While walking around the track and sitting in the grandstands, I never once heard a single complaint about only being able to see a small section of the track. I never once heard a single complaint about no passing (well, in an ALMS event, this would be a bit silly). I never once heard a single complaint about it being too loud. I never once heard a single complaint about foreign drivers. I never once heard a single complaint about it being boring.
Instead, the fans enjoyed racing for what racing is supposed to be about -- cool, sexy looking cars, speed, noise, action, and even the occasional crash. Who knew there was such a large market in the Maryland area craving for some good racing, and not the monotonous NASCAR oval kind?
Of course, the question now is will this event continue? Aside from the money issues -- and who knows what one should believe with all the stories circulating -- politics will be the key decider. Unfortunately, like the national level with an inept Congress forgetting what their real job is, the local politicians are also losing sight of their purpose -- to serve their constituents, instead of their own self serving party lines to the detriment of progress and revitalization.

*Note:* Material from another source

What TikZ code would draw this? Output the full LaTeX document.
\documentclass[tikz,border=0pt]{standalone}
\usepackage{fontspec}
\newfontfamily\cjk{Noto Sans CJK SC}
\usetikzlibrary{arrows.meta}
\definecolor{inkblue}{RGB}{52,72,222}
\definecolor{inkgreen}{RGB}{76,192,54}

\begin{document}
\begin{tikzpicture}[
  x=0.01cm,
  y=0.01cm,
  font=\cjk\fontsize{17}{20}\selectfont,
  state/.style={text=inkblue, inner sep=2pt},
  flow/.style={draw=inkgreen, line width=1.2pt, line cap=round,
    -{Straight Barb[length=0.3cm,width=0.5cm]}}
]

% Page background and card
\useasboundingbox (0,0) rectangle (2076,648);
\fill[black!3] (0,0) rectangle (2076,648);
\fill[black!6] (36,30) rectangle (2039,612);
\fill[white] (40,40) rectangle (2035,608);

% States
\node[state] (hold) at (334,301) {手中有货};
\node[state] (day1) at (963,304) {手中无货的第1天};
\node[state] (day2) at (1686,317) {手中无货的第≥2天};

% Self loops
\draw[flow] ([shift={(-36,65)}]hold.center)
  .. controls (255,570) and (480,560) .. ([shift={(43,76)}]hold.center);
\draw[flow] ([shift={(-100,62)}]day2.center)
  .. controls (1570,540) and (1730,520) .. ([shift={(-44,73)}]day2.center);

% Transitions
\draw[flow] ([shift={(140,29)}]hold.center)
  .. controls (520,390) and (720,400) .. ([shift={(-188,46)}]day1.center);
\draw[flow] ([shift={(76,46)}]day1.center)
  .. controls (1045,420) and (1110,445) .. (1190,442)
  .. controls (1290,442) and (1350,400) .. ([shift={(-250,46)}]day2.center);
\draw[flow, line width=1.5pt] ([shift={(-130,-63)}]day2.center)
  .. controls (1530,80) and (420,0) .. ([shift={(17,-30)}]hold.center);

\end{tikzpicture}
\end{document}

The politicians simply cannot ignore -- though they certainly will try -- this event is welcomed by the local populace, greater than anyone could have imagined (especially me). They simply cannot ignore that this race could become a signature event for Baltimore. They simply cannot ignore the kind of comment I heard from a woman on the shuttle bus to the parking lot: "I had to deal with all the traffic for six months. I'm no longer complaining!"
I used to laugh when people were calling it the Long Beach of the East. I'm not laughing anymore.
Surprise Winners. The ALMS race was a lot cleaner than most expected, especially when mixing four different classes on a tight, narrow track. After watching these cars in person at Mosport and even the tight, narrow (for a road course) Mid-Ohio as well as seeing the Internet broadcast from Road America, it was quite an adjustment to see them "confined" at Baltimore.
Steven Kane and Humaid Al Masaood were the surprise winners of the ALMS race.
However, overall, the race was entertaining. Of course, we had the first lap, first turn melee, but at slow speeds. There was plenty of contact, but considering the circumstances, very few full course yellows.
The big surprise were the winners ... or maybe not considering the unpredictable nature of street courses. Overall, it was the Dyson sister car that won their first race with Steven Kane bringing the Mazda Lola home after Humaid Al Masaood started the race. When these drivers first "bought" their way in midway through the season, the term "wankers" immediately came to mind. However, they have for the most part held their own and at times been competitive. Today, they proved they belonged.
GT kept seeing the leaders knocked out by their competitors. At one restart, Tommy Milner in the second place Corvette drilled the leading BMW M3 in Turn 1. The BMW lost the lead and Milner had to serve a long stop and go penalty. At the very start, the Team Falken Porsche 911 was a main participant of the first turn smashing and bashing, but by the end, they found themselves in first place, albeit with a bashed in nose. They didn't even have to use rain tires to get them to first...
Answers. We have the answers to Friday's questions concerning the real issues Deep Throttle lets you in on. They are: not even close (thankfully), probably, it didn't happen, and no.